Experiencing the Chaco through Paraguay Primeval

Composer Carol Ann Weaver takes listeners from one ‘promised land’ to another

March 22, 2010 | Artbeat | Number 6
by Dave Rogalsky | Eastern Canada Correspondent
Waterloo, Ont.
Paul Dueck plays the Paraguayan harp during the prelude to Paraguay Primeval.

The standing-room-only audience in the Conrad Grebel University College chapel on March 3 listened to street sounds (cars, voices, music), Spanish voices shift into aboriginal ones, German voices, and modern and traditional worship music, while slides of Asunción, Paraguay, morphed into the South American countryside.

The latest project of Grebel music prof Carol Ann Weaver, Paraguay Primeval, grew out of her and her daughter Myrna Weaver’s experiences in Paraguay during and after the Mennonite World Conference assembly last summer. In particular, she was gripped by the experiences of those who settled in the Chaco in the 1920s and ’40s.

The work mainly focuses on those who made the trek from Russia. Using texts from Rudy Wiebe (The Blue Mountains of China), Dora Dueck (Under the Still Standing Sun) and from the early settlers (translated by Henry Regehr in The Schoenbrunn Chronicles), Weaver assembled a multi-media musical journey.

Following the initial soundscape, “Puerto Casado” uses Dueck’s words to follow a group fleeing the Russian Revolution.
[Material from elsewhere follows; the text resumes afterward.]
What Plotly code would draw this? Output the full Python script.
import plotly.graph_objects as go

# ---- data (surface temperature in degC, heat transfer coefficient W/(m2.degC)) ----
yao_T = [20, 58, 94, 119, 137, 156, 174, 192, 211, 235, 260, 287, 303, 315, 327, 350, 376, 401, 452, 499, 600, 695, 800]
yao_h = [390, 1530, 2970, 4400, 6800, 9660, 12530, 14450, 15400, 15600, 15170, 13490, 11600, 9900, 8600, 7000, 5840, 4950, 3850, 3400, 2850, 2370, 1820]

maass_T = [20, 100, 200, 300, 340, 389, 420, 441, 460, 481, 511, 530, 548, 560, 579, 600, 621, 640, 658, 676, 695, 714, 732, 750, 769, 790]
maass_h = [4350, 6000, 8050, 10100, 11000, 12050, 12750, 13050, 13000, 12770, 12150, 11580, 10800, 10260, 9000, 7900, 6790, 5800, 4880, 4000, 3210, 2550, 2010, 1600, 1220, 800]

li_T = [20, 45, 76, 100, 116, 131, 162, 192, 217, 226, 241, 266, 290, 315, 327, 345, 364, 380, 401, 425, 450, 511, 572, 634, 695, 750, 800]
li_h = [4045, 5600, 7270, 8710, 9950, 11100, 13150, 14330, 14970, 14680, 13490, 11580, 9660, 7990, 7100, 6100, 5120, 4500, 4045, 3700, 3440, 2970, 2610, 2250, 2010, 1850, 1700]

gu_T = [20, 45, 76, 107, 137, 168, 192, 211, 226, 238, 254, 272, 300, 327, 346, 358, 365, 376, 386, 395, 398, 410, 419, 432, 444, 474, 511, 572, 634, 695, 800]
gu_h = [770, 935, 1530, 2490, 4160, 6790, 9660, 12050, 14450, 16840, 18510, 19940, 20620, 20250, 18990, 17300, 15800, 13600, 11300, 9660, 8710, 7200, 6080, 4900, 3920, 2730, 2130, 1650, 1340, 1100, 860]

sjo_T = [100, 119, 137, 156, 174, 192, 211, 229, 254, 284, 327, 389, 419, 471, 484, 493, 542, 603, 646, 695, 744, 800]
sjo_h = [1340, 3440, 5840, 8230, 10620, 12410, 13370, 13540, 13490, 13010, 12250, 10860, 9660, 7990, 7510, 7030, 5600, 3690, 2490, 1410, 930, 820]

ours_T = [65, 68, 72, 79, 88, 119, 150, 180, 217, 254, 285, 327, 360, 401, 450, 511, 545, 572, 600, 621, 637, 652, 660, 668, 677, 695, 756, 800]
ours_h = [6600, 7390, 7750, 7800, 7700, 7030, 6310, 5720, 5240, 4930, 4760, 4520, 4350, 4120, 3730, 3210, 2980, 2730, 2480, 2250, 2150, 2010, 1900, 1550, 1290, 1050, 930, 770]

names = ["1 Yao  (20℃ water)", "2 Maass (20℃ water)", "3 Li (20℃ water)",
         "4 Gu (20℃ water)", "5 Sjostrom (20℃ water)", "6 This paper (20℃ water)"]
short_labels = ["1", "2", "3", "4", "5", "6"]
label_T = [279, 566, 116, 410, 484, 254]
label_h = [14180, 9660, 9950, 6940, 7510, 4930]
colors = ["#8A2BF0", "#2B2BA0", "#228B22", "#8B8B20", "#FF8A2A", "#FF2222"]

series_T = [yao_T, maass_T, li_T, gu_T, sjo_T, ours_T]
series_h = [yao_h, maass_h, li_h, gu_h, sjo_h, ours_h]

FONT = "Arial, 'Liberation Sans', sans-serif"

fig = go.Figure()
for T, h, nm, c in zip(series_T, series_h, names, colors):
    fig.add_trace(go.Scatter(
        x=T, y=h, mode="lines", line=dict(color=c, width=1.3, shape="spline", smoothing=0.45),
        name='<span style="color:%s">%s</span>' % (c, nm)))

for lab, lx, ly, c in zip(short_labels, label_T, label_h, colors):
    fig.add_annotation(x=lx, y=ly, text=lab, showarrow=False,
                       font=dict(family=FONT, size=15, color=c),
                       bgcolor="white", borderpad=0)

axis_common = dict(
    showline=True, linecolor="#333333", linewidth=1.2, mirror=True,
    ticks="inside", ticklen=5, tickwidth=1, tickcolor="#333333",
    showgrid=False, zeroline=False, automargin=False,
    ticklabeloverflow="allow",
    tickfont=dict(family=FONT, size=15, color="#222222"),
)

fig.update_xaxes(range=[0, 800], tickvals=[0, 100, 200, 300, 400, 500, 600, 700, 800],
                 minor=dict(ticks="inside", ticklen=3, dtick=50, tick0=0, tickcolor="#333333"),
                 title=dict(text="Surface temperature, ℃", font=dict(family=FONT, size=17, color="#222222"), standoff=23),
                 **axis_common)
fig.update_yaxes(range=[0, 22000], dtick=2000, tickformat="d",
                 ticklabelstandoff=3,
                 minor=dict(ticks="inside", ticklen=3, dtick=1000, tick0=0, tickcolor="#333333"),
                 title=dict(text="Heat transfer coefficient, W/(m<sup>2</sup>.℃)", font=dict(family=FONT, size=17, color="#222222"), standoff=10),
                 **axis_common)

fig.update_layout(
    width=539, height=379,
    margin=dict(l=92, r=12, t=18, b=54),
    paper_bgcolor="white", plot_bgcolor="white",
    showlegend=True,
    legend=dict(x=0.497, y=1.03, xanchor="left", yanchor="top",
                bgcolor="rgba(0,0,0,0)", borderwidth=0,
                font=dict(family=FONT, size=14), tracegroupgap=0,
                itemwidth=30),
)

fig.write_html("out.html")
They travel from the promised land of the Ukrainian steppe into the Paraguayan wilderness, calling it a “promised land,” until they reach the Chaco. The lyric, “But the land changed,” triggers a change in the music from hopeful to desolate, as the “promised land” becomes “a waste land, a forest, nothing familiar.” Then the music and lyrics change again to “the strange beauty” and eventually “Magnificent, this Chaco sky.”
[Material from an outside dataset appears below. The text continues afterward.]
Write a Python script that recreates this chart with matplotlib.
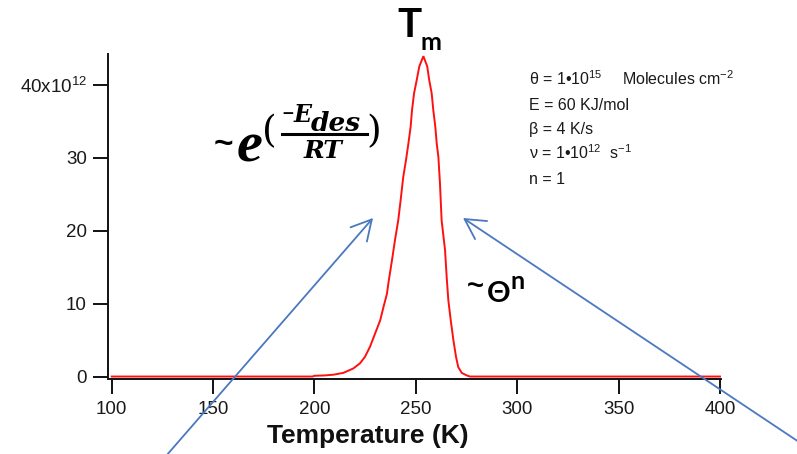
import matplotlib
matplotlib.use("Agg")
import matplotlib.pyplot as plt
from matplotlib.lines import Line2D

plt.rcParams['mathtext.fontset'] = 'custom'
plt.rcParams['mathtext.rm'] = 'Liberation Sans'
plt.rcParams['mathtext.it'] = 'Liberation Sans:italic'
plt.rcParams['mathtext.bf'] = 'Liberation Sans:bold'
plt.rcParams['font.family'] = ['Liberation Sans', 'DejaVu Sans']

# ---- data (desorption rate in units of 1e12) ----
temperature = [100, 150, 199, 200, 205, 209.3, 214.2, 219.1, 222.4, 224.9, 227.4,
               229.9, 232.4, 234.0, 235.7, 236.5, 238.2, 239.7, 241.3, 242.5,
               243.8, 245.1, 246.3, 247.4, 248.1, 249.1, 250.4, 251.7, 253.7,
               255.6, 256.6, 257.8, 258.6, 259.6, 260.3, 261.1, 261.9, 262.7,
               264.4, 265.2, 266.0, 267.2, 268.5, 269.8, 270.9, 272.6, 275.1,
               276.7, 300, 350, 400]
rate = [0, 0, 0, 0.1, 0.15, 0.25, 0.5, 1.1, 1.8, 2.7, 4.1,
        5.9, 7.7, 9.5, 11.3, 12.9, 15.9, 18.7, 21.4, 24.2,
        27.4, 29.6, 31.9, 34.2, 36.5, 38.8, 40.6, 42.5, 43.9,
        42.5, 40.6, 38.8, 36.5, 34.2, 31.9, 30.1, 26.4, 21.4,
        17.3, 13.6, 10.5, 7.7, 5.0, 2.7, 1.3, 0.5, 0.15,
        0, 0, 0, 0]

x_ticks = [100, 150, 200, 250, 300, 350, 400]
y_ticks = [0, 10, 20, 30, 40]
y_tick_labels = ['0', '10', '20', '30', '40x10$^{12}$']

params = ['θ = 1•10$^{15}$', 'E = 60 KJ/mol', 'β = 4 K/s',
          'ν = 1•10$^{12}$  s$^{-1}$', 'n = 1']
units_theta = 'Molecules cm$^{-2}$'

W, H = 797, 454
fig = plt.figure(figsize=(W / 100, H / 100), dpi=100)

def fx(px):
    return px / W

def fy(py):
    return 1 - py / H

ax = fig.add_axes([fx(108.3), fy(378.5), fx(720.6) - fx(108.3), fy(54) - fy(378.5)])
ax.plot(temperature, rate, color='#ff1010', lw=1.4, solid_joinstyle='miter')
ax.set_xlim(98.3, 400.3)
ax.set_ylim(-0.27, 44.2)

for s in ['top', 'right']:
    ax.spines[s].set_visible(False)
for s in ['left', 'bottom']:
    ax.spines[s].set_linewidth(1.4)
    ax.spines[s].set_color('#111111')
ax.spines['left'].set_bounds(0, 44.2)

ax.set_xticks(x_ticks)
ax.set_yticks(y_ticks)
ax.set_yticklabels(y_tick_labels)
ax.tick_params(axis='both', length=11, width=1.4, color='#111111',
               labelsize=13.5, labelcolor='#1a1a1a')
ax.tick_params(axis='x', pad=5)
ax.tick_params(axis='y', pad=4.5)

ax.set_xlabel('Temperature (K)', fontsize=19, fontweight='bold', color='#111111', labelpad=0)
ax.xaxis.set_label_coords((368 - 108.3) / (720.6 - 108.3), (378.5 - 443) / (378.5 - 54),
                          transform=ax.transAxes)
ax.xaxis.label.set_va('baseline')

# parameter block
baselines = [85, 110, 134, 159, 184]
for t, b in zip(params, baselines):
    fig.text(fx(529), fy(b), t, fontsize=11.5, color='#1a1a1a', va='baseline', ha='left')
fig.text(fx(622), fy(85), units_theta, fontsize=11.5, color='#1a1a1a',
         va='baseline', ha='left')

# T_m
fig.text(fx(397), fy(37), 'T', fontsize=29, fontweight='bold', family='Lato',
         va='baseline', ha='left', color='black')
fig.text(fx(420), fy(50), 'm', fontsize=18, fontweight='bold', family='Lato',
         va='baseline', ha='left', color='black')

# ~ e^(-E_des/RT)
serif_bi = dict(family='DejaVu Serif', fontweight='bold', style='italic', color='black')
fig.text(fx(214), fy(145), '~', fontsize=24, fontweight='bold', family='Liberation Sans',
         va='center', ha='left', color='black')
fig.text(fx(237), fy(162), 'e', fontsize=42, fontweight='bold', style='italic',
         family='Liberation Serif', va='baseline', ha='left', color='black')
fig.text(fx(262), fy(132), '(', fontsize=27, family='DejaVu Serif', va='center',
         ha='left', color='black')
fig.text(fx(366), fy(132), ')', fontsize=27, family='DejaVu Serif', va='center',
         ha='left', color='black')
fig.text(fx(281), fy(113), '−', fontsize=11, family='DejaVu Sans', fontweight='bold',
         va='center', ha='left', color='black')
fig.text(fx(294), fy(122), 'E', fontsize=17, va='baseline', ha='left', **serif_bi)
fig.text(fx(311), fy(131), 'des', fontsize=19, va='baseline', ha='left', **serif_bi)
fig.add_artist(Line2D([fx(282), fx(367)], [fy(134), fy(134)], lw=2.2, color='black',
                      transform=fig.transFigure))
fig.text(fx(304), fy(158), 'RT', fontsize=18, va='baseline', ha='left', **serif_bi)

# ~Θ^n
fig.text(fx(467), fy(286), '~', fontsize=21, fontweight='bold', family='Liberation Sans',
         va='center', ha='left', color='black')
fig.text(fx(487), fy(302), 'Θ', fontsize=21, fontweight='bold', family='Lato',
         va='baseline', ha='left', color='black')
fig.text(fx(511), fy(289), 'n', fontsize=18, fontweight='bold', family='Lato',
         va='baseline', ha='left', color='black')

# arrows
arrow_kw = dict(arrowstyle='->,head_length=1.1,head_width=0.6', color='#4a78c0',
                lw=1.3, mutation_scale=13, shrinkA=0, shrinkB=0)
ax.annotate('', xy=(fx(373), fy(218)), xycoords='figure fraction',
            xytext=(fx(166), fy(456)), textcoords='figure fraction',
            arrowprops=arrow_kw, annotation_clip=False)
ax.annotate('', xy=(fx(463), fy(218)), xycoords='figure fraction',
            xytext=(fx(802), fy(444)), textcoords='figure fraction',
            arrowprops=arrow_kw, annotation_clip=False)

fig.savefig('out.png', dpi=100)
“Well Water” describes the experience of the Chaco’s heat, when even well water is “hardly drinkable.” “Uncle Hans” tells the comic/tragic story of Uncle Hans, who saves the sweet-water well by being lowered to dig out sand. But just as he is about to be drawn out, the rope breaks and he falls, eventually resulting in an amputated leg. Music and lyrics in both these songs combine languid, drawn out phrases to paint the picture of heat, thirst and need.

A reading by Henry Paetkau and Henry Regehr, who both lived in Paraguay, describes the coming of sickness among the settlers. The reading is echoed in “November 11,” which documents the deaths, one by one, of an entire Harms family, three on Nov. 11, 1930, the rest within days. The settlers arrived on June 18, 1930, but within months dysentery was claiming both young and old, leaving “an empty tent, cups still standing on the yellow table, dolls strewn around the ground.” The chorus line, “buried in a bottle tree casket,” stresses the tragedy.
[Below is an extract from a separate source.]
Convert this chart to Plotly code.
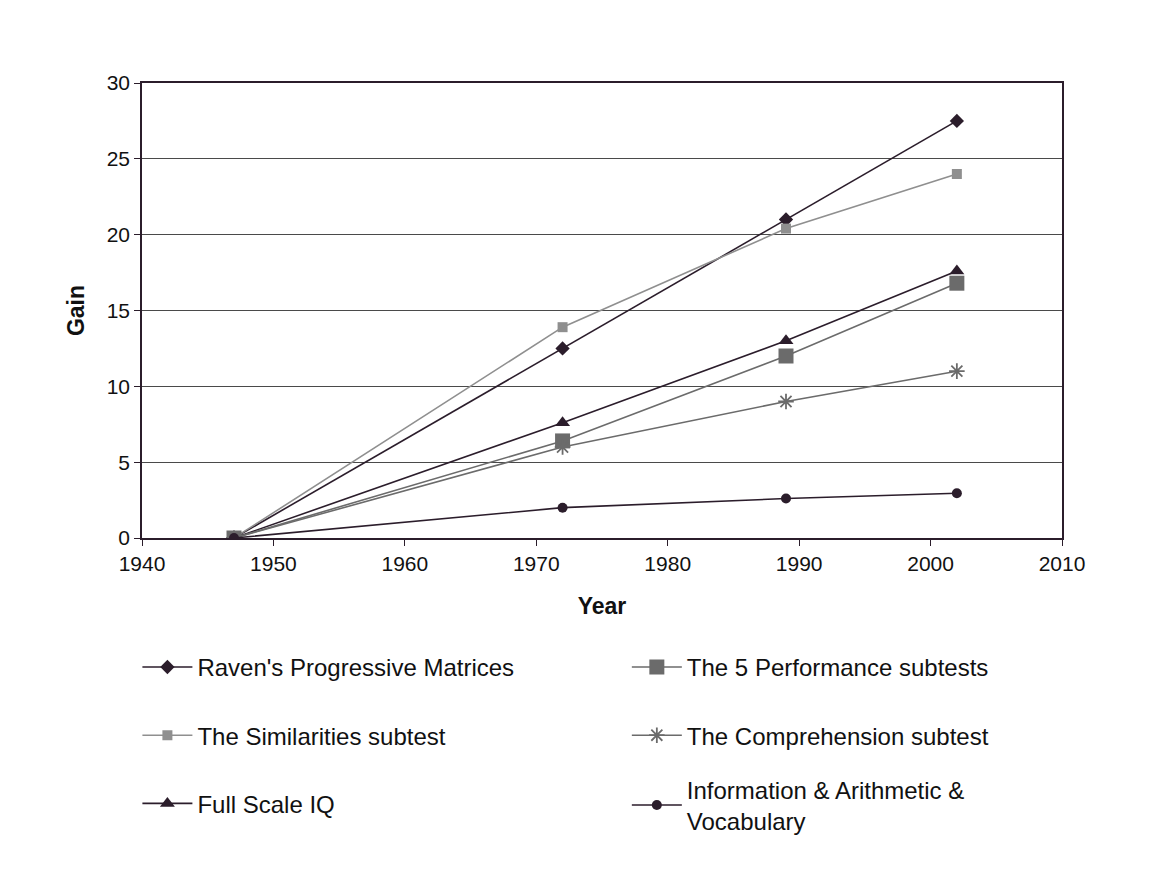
import plotly.graph_objects as go

anos = [1947, 1972, 1989, 2002]

ravens = [0, 12.5, 21.0, 27.5]
similarities = [0, 13.9, 20.4, 24.0]
full_scale = [0, 7.6, 13.0, 17.6]
performance = [0, 6.4, 12.0, 16.8]
comprehension = [0, 6.0, 9.0, 11.0]
info_arit_vocab = [0, 2.0, 2.6, 2.95]

escuro = "#2b1d2b"
cinza_claro = "#8f8f8f"
cinza_medio = "#6b6b6b"

fig = go.Figure()

# coluna da esquerda do legend
fig.add_trace(go.Scatter(
    x=anos, y=ravens, name="Raven's Progressive Matrices", legend="legend", legendgroup="a",
    mode="lines+markers", line=dict(color=escuro, width=1.6),
    marker=dict(symbol="diamond", size=11, color=escuro)
))
fig.add_trace(go.Scatter(
    x=anos, y=similarities, name="The Similarities subtest", legend="legend", legendgroup="b",
    mode="lines+markers", line=dict(color=cinza_claro, width=1.6),
    marker=dict(symbol="square", size=10, color=cinza_claro)
))
fig.add_trace(go.Scatter(
    x=anos, y=full_scale, name="Full Scale IQ", legend="legend", legendgroup="c",
    mode="lines+markers", line=dict(color=escuro, width=1.6),
    marker=dict(symbol="triangle-up", size=13, color=escuro)
))

# coluna da direita
fig.add_trace(go.Scatter(
    x=anos, y=performance, name="The 5 Performance subtests", legend="legend2", legendgroup="d",
    mode="lines+markers", line=dict(color=cinza_medio, width=1.6),
    marker=dict(symbol="square", size=15, color=cinza_medio)
))
fig.add_trace(go.Scatter(
    x=anos, y=comprehension, name="The Comprehension subtest", legend="legend2", legendgroup="e",
    mode="lines+markers", line=dict(color=cinza_medio, width=1.6),
    marker=dict(symbol="asterisk-open", size=13, color=cinza_medio, line=dict(width=1.8, color=cinza_medio))
))
# este fica num legend separado por causa das duas linhas
fig.add_trace(go.Scatter(
    x=anos, y=info_arit_vocab, name="Information & Arithmetic &<br>Vocabulary", legend="legend3", legendgroup="f",
    mode="lines+markers", line=dict(color=escuro, width=1.6),
    marker=dict(symbol="circle", size=10, color=escuro)
))

fonte = dict(family="Liberation Sans, Arial, sans-serif", size=21, color="#111111")

fig.update_layout(
    width=1163,
    height=878,
    template="plotly_white",
    paper_bgcolor="white",
    plot_bgcolor="white",
    font=fonte,
    margin=dict(l=134, r=109, t=75, b=348),
    xaxis=dict(
        title=dict(text="<b>Year</b>", font=dict(size=23), standoff=24),
        range=[1940, 2010],
        tickmode="array",
        tickvals=[1940, 1950, 1960, 1970, 1980, 1990, 2000, 2010],
        showgrid=False,
        zeroline=False,
        showline=True, linecolor=escuro, linewidth=1.5, mirror=True,
        ticks="outside", ticklen=6, tickcolor=escuro,
    ),
    yaxis=dict(
        title=dict(text="<b>Gain</b>", font=dict(size=23), standoff=16),
        range=[0, 30],
        tickmode="array",
        tickvals=[0, 5, 10, 15, 20, 25, 30],
        showgrid=True, gridcolor="#4a4a4a", gridwidth=1,
        zeroline=False,
        showline=True, linecolor=escuro, linewidth=1.5, mirror=True,
        ticks="outside", ticklen=6, tickcolor=escuro,
    ),
    showlegend=True,
    legend=dict(
        x=-0.005, y=-0.235, xanchor="left", yanchor="top",
        font=dict(size=24), itemwidth=50, tracegroupgap=34,
        bgcolor="rgba(0,0,0,0)",
    ),
    legend2=dict(
        x=0.527, y=-0.235, xanchor="left", yanchor="top",
        font=dict(size=24), itemwidth=50, tracegroupgap=34,
        bgcolor="rgba(0,0,0,0)",
    ),
    legend3=dict(
        x=0.527, y=-0.504, xanchor="left", yanchor="top",
        font=dict(size=24), itemwidth=50,
        bgcolor="rgba(0,0,0,0)",
    ),
)

fig.write_html("out.html")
Jazz chords break the mood as “Women’s Village” tells the story of women of Friedensheim in 1948. Having lost their men to the Soviets, “Women worked together in the bush, women worked together in the fields, doing the work of women, doing the work of men, doing the work.”

In “Tango—If They’d Have Tangoed,” piano and cello, played by Ben Bolt-Martin, dance together to the passionate Argentinean music. In the program notes Weaver wrote, “Maybe these Mennonites did tango like the Latinos; we’re not sure, but here’s a tango . . . to remind them of German waltzes!”

Rudy Wiebe’s words paint the picture of a Chaco Christmas. Dust and heat, cactus trees, empty land—the exact opposite of the German folk Christmases the European Mennonites would have remembered. Then rain, lightning and wind, ending with the singing of “Leise Rieselt der Schnee” (“Softly Falls the Snow”), a familiar carol in a strange new land.

“Lengua Women,” also from Wiebe, describes aboriginal women carrying water with a yoke over their shoulders, walking tall “like stallions in spring,” while Mennonite women, carrying one pail before them, “stoop with humility.” “Elder Wiebe the younger said that humility was required,” that it was proper for women to walk stooped, contemplating “the dust from which we came, to which we return.”

Another reading, in Low German, by Regehr, Paetkau and Paul Dueck, who also played Paraguayan harp, leads to the final piece, “Chaco Spring.” Agnes Balzer, quoted in The Schoenbrunn Chronicles, states, “Springtime is at the door . . . and the whole world is a singing choir.”

Paraguay Primeval ends in accommodation, as the wilderness has become home . . . a new “promised land” has been reached.

Paul Dueck plays the Paraguayan harp during the prelude to Paraguay Primeval.